BEGIN Collected data
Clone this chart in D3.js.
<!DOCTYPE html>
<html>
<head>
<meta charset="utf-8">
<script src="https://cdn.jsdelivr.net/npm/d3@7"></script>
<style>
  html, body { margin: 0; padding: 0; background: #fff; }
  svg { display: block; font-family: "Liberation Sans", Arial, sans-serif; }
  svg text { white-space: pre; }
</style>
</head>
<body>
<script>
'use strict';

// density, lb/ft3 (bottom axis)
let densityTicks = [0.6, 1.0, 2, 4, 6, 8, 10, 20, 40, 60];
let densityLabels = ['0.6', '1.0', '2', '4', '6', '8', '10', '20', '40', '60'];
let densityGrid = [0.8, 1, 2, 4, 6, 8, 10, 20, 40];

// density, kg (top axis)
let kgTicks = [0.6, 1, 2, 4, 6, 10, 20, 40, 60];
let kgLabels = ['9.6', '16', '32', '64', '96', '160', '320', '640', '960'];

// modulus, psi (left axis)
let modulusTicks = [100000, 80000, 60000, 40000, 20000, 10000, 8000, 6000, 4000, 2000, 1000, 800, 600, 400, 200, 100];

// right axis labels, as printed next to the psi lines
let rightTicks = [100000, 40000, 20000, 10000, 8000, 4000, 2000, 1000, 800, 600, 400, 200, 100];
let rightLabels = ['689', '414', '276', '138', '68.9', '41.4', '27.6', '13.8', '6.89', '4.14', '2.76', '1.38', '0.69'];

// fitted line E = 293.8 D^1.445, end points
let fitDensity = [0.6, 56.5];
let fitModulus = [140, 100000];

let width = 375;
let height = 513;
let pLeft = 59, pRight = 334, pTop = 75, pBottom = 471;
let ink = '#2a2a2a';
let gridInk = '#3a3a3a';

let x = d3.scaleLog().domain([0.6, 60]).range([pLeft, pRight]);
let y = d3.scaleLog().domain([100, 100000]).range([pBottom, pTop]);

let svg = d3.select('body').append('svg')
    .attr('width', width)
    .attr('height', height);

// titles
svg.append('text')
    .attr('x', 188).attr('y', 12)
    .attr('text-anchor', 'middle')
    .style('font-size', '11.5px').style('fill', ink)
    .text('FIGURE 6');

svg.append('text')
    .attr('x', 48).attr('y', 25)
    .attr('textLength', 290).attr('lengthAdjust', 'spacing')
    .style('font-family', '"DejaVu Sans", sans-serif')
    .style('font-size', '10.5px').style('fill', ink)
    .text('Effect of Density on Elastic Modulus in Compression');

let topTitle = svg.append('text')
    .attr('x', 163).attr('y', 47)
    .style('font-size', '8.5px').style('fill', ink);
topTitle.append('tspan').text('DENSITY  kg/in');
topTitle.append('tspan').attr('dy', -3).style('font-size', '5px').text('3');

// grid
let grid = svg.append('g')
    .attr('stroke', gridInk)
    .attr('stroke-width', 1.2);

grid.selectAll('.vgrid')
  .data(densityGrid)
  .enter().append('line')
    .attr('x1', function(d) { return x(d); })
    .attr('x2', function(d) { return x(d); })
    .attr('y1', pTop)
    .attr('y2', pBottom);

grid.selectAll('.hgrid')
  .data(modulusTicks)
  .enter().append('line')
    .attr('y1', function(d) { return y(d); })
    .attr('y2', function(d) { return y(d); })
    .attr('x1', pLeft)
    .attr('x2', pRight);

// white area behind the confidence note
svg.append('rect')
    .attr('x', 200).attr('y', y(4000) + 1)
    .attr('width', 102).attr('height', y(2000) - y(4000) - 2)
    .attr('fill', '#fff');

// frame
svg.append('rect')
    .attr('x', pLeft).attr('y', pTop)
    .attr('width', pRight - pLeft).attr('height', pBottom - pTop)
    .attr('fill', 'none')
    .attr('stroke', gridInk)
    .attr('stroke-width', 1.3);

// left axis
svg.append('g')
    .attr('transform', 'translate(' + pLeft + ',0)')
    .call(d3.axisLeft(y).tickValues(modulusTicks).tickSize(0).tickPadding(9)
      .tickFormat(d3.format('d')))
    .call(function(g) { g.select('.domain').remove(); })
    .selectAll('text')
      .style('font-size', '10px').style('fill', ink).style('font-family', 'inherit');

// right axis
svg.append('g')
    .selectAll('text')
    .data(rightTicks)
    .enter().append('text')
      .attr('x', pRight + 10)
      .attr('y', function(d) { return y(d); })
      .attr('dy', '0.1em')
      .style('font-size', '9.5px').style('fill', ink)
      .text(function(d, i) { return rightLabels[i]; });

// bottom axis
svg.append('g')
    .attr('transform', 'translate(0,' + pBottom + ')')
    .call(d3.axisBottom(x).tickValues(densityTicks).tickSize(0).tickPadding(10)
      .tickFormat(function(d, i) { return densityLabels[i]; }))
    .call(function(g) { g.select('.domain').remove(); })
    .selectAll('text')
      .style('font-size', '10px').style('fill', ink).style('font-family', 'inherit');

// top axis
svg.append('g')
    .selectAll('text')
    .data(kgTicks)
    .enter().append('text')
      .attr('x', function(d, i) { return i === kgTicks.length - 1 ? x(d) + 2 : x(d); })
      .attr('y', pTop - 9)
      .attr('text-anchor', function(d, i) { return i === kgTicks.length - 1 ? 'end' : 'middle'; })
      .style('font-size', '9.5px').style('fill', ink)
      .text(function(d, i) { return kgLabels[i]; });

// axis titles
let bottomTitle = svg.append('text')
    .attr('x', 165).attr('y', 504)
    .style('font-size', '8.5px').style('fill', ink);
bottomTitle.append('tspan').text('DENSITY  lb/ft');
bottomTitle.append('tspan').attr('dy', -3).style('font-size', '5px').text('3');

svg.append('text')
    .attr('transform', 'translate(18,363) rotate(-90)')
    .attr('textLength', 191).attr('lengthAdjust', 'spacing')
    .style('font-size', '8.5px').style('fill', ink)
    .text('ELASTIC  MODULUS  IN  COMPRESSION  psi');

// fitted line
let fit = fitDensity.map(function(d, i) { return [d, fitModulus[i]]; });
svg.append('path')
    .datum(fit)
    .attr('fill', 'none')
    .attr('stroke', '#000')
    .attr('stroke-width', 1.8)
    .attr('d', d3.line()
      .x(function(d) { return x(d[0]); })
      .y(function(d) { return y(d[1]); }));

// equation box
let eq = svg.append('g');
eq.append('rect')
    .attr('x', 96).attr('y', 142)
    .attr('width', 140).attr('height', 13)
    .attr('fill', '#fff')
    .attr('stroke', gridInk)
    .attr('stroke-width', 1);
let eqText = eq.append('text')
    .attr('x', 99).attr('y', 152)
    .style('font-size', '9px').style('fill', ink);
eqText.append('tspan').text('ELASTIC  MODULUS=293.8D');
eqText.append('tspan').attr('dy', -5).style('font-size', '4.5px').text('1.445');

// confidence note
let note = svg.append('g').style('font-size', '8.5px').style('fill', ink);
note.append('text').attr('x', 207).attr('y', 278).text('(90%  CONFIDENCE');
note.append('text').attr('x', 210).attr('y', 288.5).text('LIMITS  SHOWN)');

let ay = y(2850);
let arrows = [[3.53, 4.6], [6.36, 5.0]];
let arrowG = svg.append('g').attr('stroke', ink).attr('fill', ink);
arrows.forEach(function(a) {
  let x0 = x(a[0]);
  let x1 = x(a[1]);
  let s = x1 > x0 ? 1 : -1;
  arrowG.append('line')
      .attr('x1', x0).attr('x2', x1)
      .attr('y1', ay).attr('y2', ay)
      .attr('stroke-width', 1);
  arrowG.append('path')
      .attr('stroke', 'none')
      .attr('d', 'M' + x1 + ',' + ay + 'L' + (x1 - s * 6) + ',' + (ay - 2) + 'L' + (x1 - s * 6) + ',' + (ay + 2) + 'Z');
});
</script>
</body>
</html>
END Collected data
■ **Exercise directions**
Each line of the material above must be retyped precisely.

■ **Completed exercise**
Clone this chart in D3.js.
<!DOCTYPE html>
<html>
<head>
<meta charset="utf-8">
<script src="https://cdn.jsdelivr.net/npm/d3@7"></script>
<style>
  html, body { margin: 0; padding: 0; background: #fff; }
  svg { display: block; font-family: "Liberation Sans", Arial, sans-serif; }
  svg text { white-space: pre; }
</style>
</head>
<body>
<script>
'use strict';

// density, lb/ft3 (bottom axis)
let densityTicks = [0.6, 1.0, 2, 4, 6, 8, 10, 20, 40, 60];
let densityLabels = ['0.6', '1.0', '2', '4', '6', '8', '10', '20', '40', '60'];
let densityGrid = [0.8, 1, 2, 4, 6, 8, 10, 20, 40];

// density, kg (top axis)
let kgTicks = [0.6, 1, 2, 4, 6, 10, 20, 40, 60];
let kgLabels = ['9.6', '16', '32', '64', '96', '160', '320', '640', '960'];

// modulus, psi (left axis)
let modulusTicks = [100000, 80000, 60000, 40000, 20000, 10000, 8000, 6000, 4000, 2000, 1000, 800, 600, 400, 200, 100];

// right axis labels, as printed next to the psi lines
let rightTicks = [100000, 40000, 20000, 10000, 8000, 4000, 2000, 1000, 800, 600, 400, 200, 100];
let rightLabels = ['689', '414', '276', '138', '68.9', '41.4', '27.6', '13.8', '6.89', '4.14', '2.76', '1.38', '0.69'];

// fitted line E = 293.8 D^1.445, end points
let fitDensity = [0.6, 56.5];
let fitModulus = [140, 100000];

let width = 375;
let height = 513;
let pLeft = 59, pRight = 334, pTop = 75, pBottom = 471;
let ink = '#2a2a2a';
let gridInk = '#3a3a3a';

let x = d3.scaleLog().domain([0.6, 60]).range([pLeft, pRight]);
let y = d3.scaleLog().domain([100, 100000]).range([pBottom, pTop]);

let svg = d3.select('body').append('svg')
    .attr('width', width)
    .attr('height', height);

// titles
svg.append('text')
    .attr('x', 188).attr('y', 12)
    .attr('text-anchor', 'middle')
    .style('font-size', '11.5px').style('fill', ink)
    .text('FIGURE 6');

svg.append('text')
    .attr('x', 48).attr('y', 25)
    .attr('textLength', 290).attr('lengthAdjust', 'spacing')
    .style('font-family', '"DejaVu Sans", sans-serif')
    .style('font-size', '10.5px').style('fill', ink)
    .text('Effect of Density on Elastic Modulus in Compression');

let topTitle = svg.append('text')
    .attr('x', 163).attr('y', 47)
    .style('font-size', '8.5px').style('fill', ink);
topTitle.append('tspan').text('DENSITY  kg/in');
topTitle.append('tspan').attr('dy', -3).style('font-size', '5px').text('3');

// grid
let grid = svg.append('g')
    .attr('stroke', gridInk)
    .attr('stroke-width', 1.2);

grid.selectAll('.vgrid')
  .data(densityGrid)
  .enter().append('line')
    .attr('x1', function(d) { return x(d); })
    .attr('x2', function(d) { return x(d); })
    .attr('y1', pTop)
    .attr('y2', pBottom);

grid.selectAll('.hgrid')
  .data(modulusTicks)
  .enter().append('line')
    .attr('y1', function(d) { return y(d); })
    .attr('y2', function(d) { return y(d); })
    .attr('x1', pLeft)
    .attr('x2', pRight);

// white area behind the confidence note
svg.append('rect')
    .attr('x', 200).attr('y', y(4000) + 1)
    .attr('width', 102).attr('height', y(2000) - y(4000) - 2)
    .attr('fill', '#fff');

// frame
svg.append('rect')
    .attr('x', pLeft).attr('y', pTop)
    .attr('width', pRight - pLeft).attr('height', pBottom - pTop)
    .attr('fill', 'none')
    .attr('stroke', gridInk)
    .attr('stroke-width', 1.3);

// left axis
svg.append('g')
    .attr('transform', 'translate(' + pLeft + ',0)')
    .call(d3.axisLeft(y).tickValues(modulusTicks).tickSize(0).tickPadding(9)
      .tickFormat(d3.format('d')))
    .call(function(g) { g.select('.domain').remove(); })
    .selectAll('text')
      .style('font-size', '10px').style('fill', ink).style('font-family', 'inherit');

// right axis
svg.append('g')
    .selectAll('text')
    .data(rightTicks)
    .enter().append('text')
      .attr('x', pRight + 10)
      .attr('y', function(d) { return y(d); })
      .attr('dy', '0.1em')
      .style('font-size', '9.5px').style('fill', ink)
      .text(function(d, i) { return rightLabels[i]; });

// bottom axis
svg.append('g')
    .attr('transform', 'translate(0,' + pBottom + ')')
    .call(d3.axisBottom(x).tickValues(densityTicks).tickSize(0).tickPadding(10)
      .tickFormat(function(d, i) { return densityLabels[i]; }))
    .call(function(g) { g.select('.domain').remove(); })
    .selectAll('text')
      .style('font-size', '10px').style('fill', ink).style('font-family', 'inherit');

// top axis
svg.append('g')
    .selectAll('text')
    .data(kgTicks)
    .enter().append('text')
      .attr('x', function(d, i) { return i === kgTicks.length - 1 ? x(d) + 2 : x(d); })
      .attr('y', pTop - 9)
      .attr('text-anchor', function(d, i) { return i === kgTicks.length - 1 ? 'end' : 'middle'; })
      .style('font-size', '9.5px').style('fill', ink)
      .text(function(d, i) { return kgLabels[i]; });

// axis titles
let bottomTitle = svg.append('text')
    .attr('x', 165).attr('y', 504)
    .style('font-size', '8.5px').style('fill', ink);
bottomTitle.append('tspan').text('DENSITY  lb/ft');
bottomTitle.append('tspan').attr('dy', -3).style('font-size', '5px').text('3');

svg.append('text')
    .attr('transform', 'translate(18,363) rotate(-90)')
    .attr('textLength', 191).attr('lengthAdjust', 'spacing')
    .style('font-size', '8.5px').style('fill', ink)
    .text('ELASTIC  MODULUS  IN  COMPRESSION  psi');

// fitted line
let fit = fitDensity.map(function(d, i) { return [d, fitModulus[i]]; });
svg.append('path')
    .datum(fit)
    .attr('fill', 'none')
    .attr('stroke', '#000')
    .attr('stroke-width', 1.8)
    .attr('d', d3.line()
      .x(function(d) { return x(d[0]); })
      .y(function(d) { return y(d[1]); }));

// equation box
let eq = svg.append('g');
eq.append('rect')
    .attr('x', 96).attr('y', 142)
    .attr('width', 140).attr('height', 13)
    .attr('fill', '#fff')
    .attr('stroke', gridInk)
    .attr('stroke-width', 1);
let eqText = eq.append('text')
    .attr('x', 99).attr('y', 152)
    .style('font-size', '9px').style('fill', ink);
eqText.append('tspan').text('ELASTIC  MODULUS=293.8D');
eqText.append('tspan').attr('dy', -5).style('font-size', '4.5px').text('1.445');

// confidence note
let note = svg.append('g').style('font-size', '8.5px').style('fill', ink);
note.append('text').attr('x', 207).attr('y', 278).text('(90%  CONFIDENCE');
note.append('text').attr('x', 210).attr('y', 288.5).text('LIMITS  SHOWN)');

let ay = y(2850);
let arrows = [[3.53, 4.6], [6.36, 5.0]];
let arrowG = svg.append('g').attr('stroke', ink).attr('fill', ink);
arrows.forEach(function(a) {
  let x0 = x(a[0]);
  let x1 = x(a[1]);
  let s = x1 > x0 ? 1 : -1;
  arrowG.append('line')
      .attr('x1', x0).attr('x2', x1)
      .attr('y1', ay).attr('y2', ay)
      .attr('stroke-width', 1);
  arrowG.append('path')
      .attr('stroke', 'none')
      .attr('d', 'M' + x1 + ',' + ay + 'L' + (x1 - s * 6) + ',' + (ay - 2) + 'L' + (x1 - s * 6) + ',' + (ay + 2) + 'Z');
});
</script>
</body>
</html>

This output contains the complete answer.